Once you’ve done your shopping in one go, you don’t have to break the social distancing diktat for some 16 days if you don’t want to. And if you’re as lazy as I am (and as quick), it’s about an hour’s cooking for the lot, not counting the time on the stove.

You can use those couple of hours to do a spot of domestic violence, which, according to our powers that be, is rife in our isolated environment. What better thing to do than beat your wife if you’re stuck with her all day long and the cops are too busy chasing sunbathers?

Now that sunbathing came up, I’d like to share with you a discovery I’ve made experimentally in physics, a discipline for which I’ve hitherto displayed no aptitude whatsoever.

When the weather stayed cold, whisky evaporated much faster than gin. Now the weather has turned summery, it’s the other way around. One of those mysteries of life, I suppose.

3 thoughts on “Thought for food”

  1. Excellent stuff Mr B! (although I would add that a ragù sauce, worthy of the name, should also contain chicken livers).

    Here on my in-law’s smallholding, in Spain, we don’t have it too bad – even though we’re not allowed out for exercise, in these totalitarian times. I thank the Lord that we’re not still in our tiny apartment in Paris…

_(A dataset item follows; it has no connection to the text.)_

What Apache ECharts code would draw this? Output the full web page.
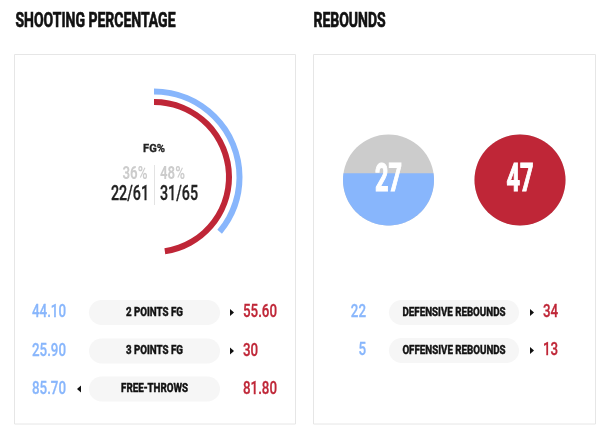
<!DOCTYPE html>
<html>
<head>
<meta charset="utf-8">
<script src="https://cdn.jsdelivr.net/npm/echarts@6/dist/echarts.min.js"></script>
<style>
html,body{margin:0;padding:0;background:#fff;}
#c{width:607px;height:431px;}
</style>
</head>
<body>
<div id="c"></div>
<script>
// ---- data ----
var fgMade = [22, 31];
var fgAttempted = [61, 65];
var fgPct = ['36%', '48%'];
var shootCategories = ['2 POINTS FG', '3 POINTS FG', 'FREE-THROWS'];
var shootTeam1 = [44.10, 25.90, 85.70];
var shootTeam2 = [55.60, 30, 81.80];
var shootLabels1 = ['44.10', '25.90', '85.70'];
var shootLabels2 = ['55.60', '30', '81.80'];
var rebCategories = ['DEFENSIVE REBOUNDS', 'OFFENSIVE REBOUNDS'];
var rebTeam1 = [22, 5];
var rebTeam2 = [34, 13];
var titles = ['SHOOTING PERCENTAGE', 'REBOUNDS'];

// ---- style ----
var BLUE = '#88b6fc';
var RED = '#bf2637';
var GRAY = '#cccccc';
var FONT = "Roboto, 'Open Sans', sans-serif";

// condensed look: compute a horizontal squeeze per text class from a sample string
var mctx = document.createElement('canvas').getContext('2d');
function squeeze(font, sample, targetW) {
  mctx.font = font + ' ' + FONT;
  return targetW / mctx.measureText(sample).width;
}
var CLS = {
  title: {font: 'bold 21px', sx: squeeze('bold 21px', 'SHOOTING PERCENTAGE', 160), stroke: 0.7},
  value: {font: '500 18px', sx: squeeze('500 18px', '44.10', 34), stroke: 0.3},
  pill: {font: 'bold 12.5px', sx: squeeze('bold 12.5px', '2 POINTS FG', 57), stroke: 0.5},
  fg: {font: 'bold 11.5px', sx: squeeze('bold 11.5px', 'FG%', 22), stroke: 0.3},
  pct: {font: 'bold 18px', sx: squeeze('bold 18px', '36%', 25), stroke: 0},
  made: {font: '500 20px', sx: squeeze('500 20px', '22/61', 38), stroke: 0.3},
  big: {font: 'bold 39px', sx: squeeze('bold 39px', '27', 27), stroke: 1.2}
};

function T(cls, text, x, y, color, align, z) {
  var c = CLS[cls];
  var st = {text: text, font: c.font + ' ' + FONT, fill: color, textAlign: align || 'left', textVerticalAlign: 'middle'};
  if (c.stroke) { st.stroke = color; st.lineWidth = c.stroke; }
  return {type: 'text', x: x, y: y, scaleX: c.sx, z: z || 5, silent: true, style: st};
}

var chart = echarts.init(document.getElementById('c'), null, {renderer: 'canvas'});

var totals = [rebTeam1[0] + rebTeam1[1], rebTeam2[0] + rebTeam2[1]];

var g = [];
// panels
g.push({type: 'rect', shape: {x: 14.5, y: 54.5, width: 281, height: 369.5}, style: {fill: '#fff', stroke: '#e6e6e6', lineWidth: 1}, silent: true, z: 0});
g.push({type: 'rect', shape: {x: 313.5, y: 54.5, width: 282, height: 369.5}, style: {fill: '#fff', stroke: '#e6e6e6', lineWidth: 1}, silent: true, z: 0});
// titles
g.push(T('title', titles[0], 15.5, 21.5, '#111', 'left'));
g.push(T('title', titles[1], 313.5, 21.5, '#111', 'left'));

// center text of FG
g.push(T('fg', 'FG%', 154, 149.5, '#222', 'center'));
g.push(T('pct', fgPct[0], 147.5, 174, GRAY, 'right'));
g.push(T('pct', fgPct[1], 160, 174, GRAY, 'left'));
g.push(T('made', fgMade[0] + '/' + fgAttempted[0], 149, 195, '#222', 'right'));
g.push(T('made', fgMade[1] + '/' + fgAttempted[1], 160, 195, '#222', 'left'));
g.push({type: 'line', shape: {x1: 154.5, y1: 165, x2: 154.5, y2: 205}, style: {stroke: '#e3e3e3', lineWidth: 1}, z: 5});

function addRows(cats, v1, v2, l1, l2, cfg) {
  for (var i = 0; i < cats.length; i++) {
    var y = cfg.ys[i];
    g.push({type: 'rect', shape: {x: cfg.pillX, y: y - 12.5, width: cfg.pillW, height: 25, r: 12.5}, style: {fill: '#f6f6f6'}, z: 3});
    g.push(T('pill', cats[i], cfg.pillX + cfg.pillW / 2, y, '#111', 'center'));
    g.push(T('value', String(l1[i]), cfg.leftR, y, BLUE, 'right'));
    g.push(T('value', String(l2[i]), cfg.rightL, y, RED, 'left'));
    if (v2[i] > v1[i]) {
      var ax = cfg.arrowR;
      g.push({type: 'polygon', shape: {points: [[ax, y - 3.5], [ax + 4, y], [ax, y + 3.5]]}, style: {fill: '#111'}, z: 5});
    } else if (v1[i] > v2[i]) {
      var bx = cfg.arrowL;
      g.push({type: 'polygon', shape: {points: [[bx + 4, y - 3.5], [bx, y], [bx + 4, y + 3.5]]}, style: {fill: '#111'}, z: 5});
    }
  }
}
addRows(shootCategories, shootTeam1, shootTeam2, shootLabels1, shootLabels2,
  {ys: [312.5, 351, 389], pillX: 89, pillW: 131, leftR: 66, rightL: 243, arrowR: 230, arrowL: 77});
addRows(rebCategories, rebTeam1, rebTeam2, rebTeam1, rebTeam2,
  {ys: [312.5, 350.5], pillX: 389, pillW: 130, leftR: 366, rightL: 543, arrowR: 530, arrowL: 377});

var circleCenters = [[388.5, 180], [520, 180]];
var circleColors = [BLUE, RED];
var maxTotal = Math.max(totals[0], totals[1]);

var option = {
  animation: false,
  backgroundColor: '#fff',
  graphic: {elements: g},
  series: [
    {
      type: 'pie', silent: true, center: [154, 177], radius: [82.5, 88.5],
      startAngle: 90, clockwise: true, label: {show: false}, labelLine: {show: false},
      itemStyle: {borderWidth: 0}, emphasis: {disabled: true}, z: 2,
      data: [
        {value: fgMade[0], itemStyle: {color: BLUE}},
        {value: fgAttempted[0] - fgMade[0], itemStyle: {color: 'rgba(0,0,0,0)'}}
      ]
    },
    {
      type: 'pie', silent: true, center: [154, 177], radius: [72, 78],
      startAngle: 90, clockwise: true, label: {show: false}, labelLine: {show: false},
      itemStyle: {borderWidth: 0}, emphasis: {disabled: true}, z: 2,
      data: [
        {value: fgMade[1], itemStyle: {color: RED}},
        {value: fgAttempted[1] - fgMade[1], itemStyle: {color: 'rgba(0,0,0,0)'}}
      ]
    },
    {
      type: 'custom', coordinateSystem: 'none', silent: true, z: 4,
      data: [[0, totals[0]], [1, totals[1]]],
      renderItem: function (params, api) {
        var idx = api.value(0);
        var val = api.value(1);
        var c = circleCenters[idx];
        var r = 45.5;
        var f = val / maxTotal;
        var d = 1 - 2 * f;
        var a0 = Math.asin(Math.max(-1, Math.min(1, d)));
        var a1 = Math.PI - a0;
        var pts = [];
        var n = 80;
        for (var k = 0; k <= n; k++) {
          var t = a0 + (a1 - a0) * k / n;
          pts.push([c[0] + r * Math.cos(t), c[1] + r * Math.sin(t)]);
        }
        var txt = T('big', String(val), c[0], c[1] + 1, '#fff', 'center');
        return {
          type: 'group',
          children: [
            {type: 'circle', shape: {cx: c[0], cy: c[1], r: r}, style: {fill: GRAY}},
            {type: 'polygon', shape: {points: pts}, style: {fill: circleColors[idx]}},
            txt
          ]
        };
      }
    }
  ]
};
chart.setOption(option);
</script>
</body>
</html>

    My mother-in-law keeps chickens and I have long gotten used to the sublime Tortillas, with that almost day glow golden colour you get from eggs produced from truly free range hens (Isabel’s secret tip – along with the potato and onion – add plenty of garlic). Anyway, boredom has led me to takeover their day to day welfare.’Mis señoras’, I call them – much to the amusement of ‘Ma’, who, non sentimental countrywoman that she is, thinks nothing of’ retiring’ a poor layer to the freezer!

    Father-in-Law still has around 600 litres of his home grown Albariño in his bodega from last year – so we can’t complain.

    All the best!

  2. Just make sure you have plenty of toilet paper.

    Those that possess the Eastern European mentality toward life and a sensible attitude toward life can make do with little and do well. They have the right mental perspective and know you CAN live comfortably without a lot of the so called “basics”.